If a node is stopped, the fault resource identification and operator intervention request begin operating in that node from the next node reboot.
Disabling the operation of fault resource identification and operator intervention request
To cancel the setting previously made for "Enabling the operation of fault resource identification and operator intervention request", perform the following procedure:
Execute the "clsetparam" command and specify the settings for disenabling the fault resource identification and operator intervention request. Execute this procedure in any node that is part of the cluster system.

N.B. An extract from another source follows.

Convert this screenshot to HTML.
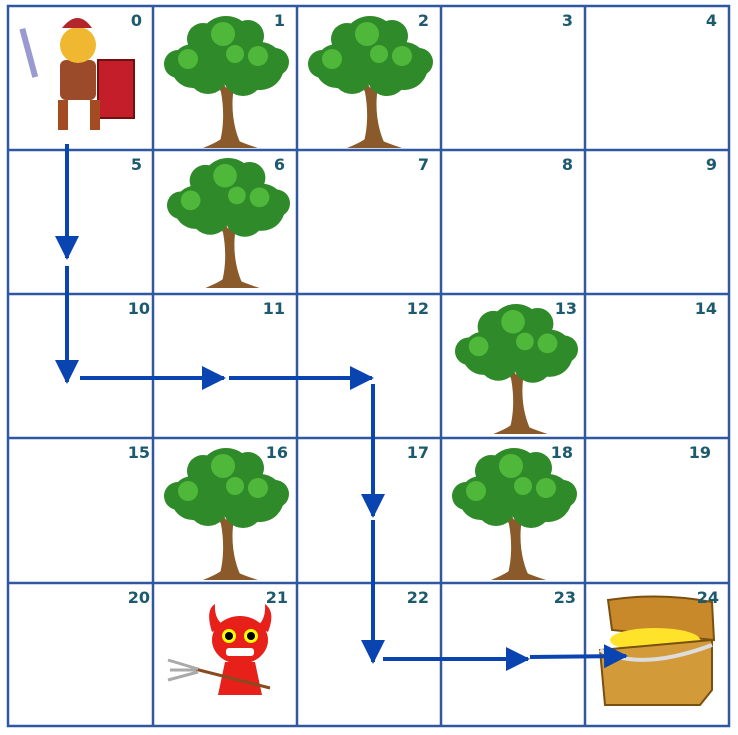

# /etc/opt/FJSVcluster/bin/clsetparam -p AppWatch OFF
Execute the "clsetparam" command, and check that the parameters are set so that the operation of fault resource identification and operator intervention request is disenabled. Execute this procedure on any node that is part of the cluster system.
# /etc/opt/FJSVcluster/bin/clsetparam -p AppWatch OFF
Restart all the operating nodes.
If a node is stopped, the fault resource identification and operator intervention request stop operating in that node from the next node reboot.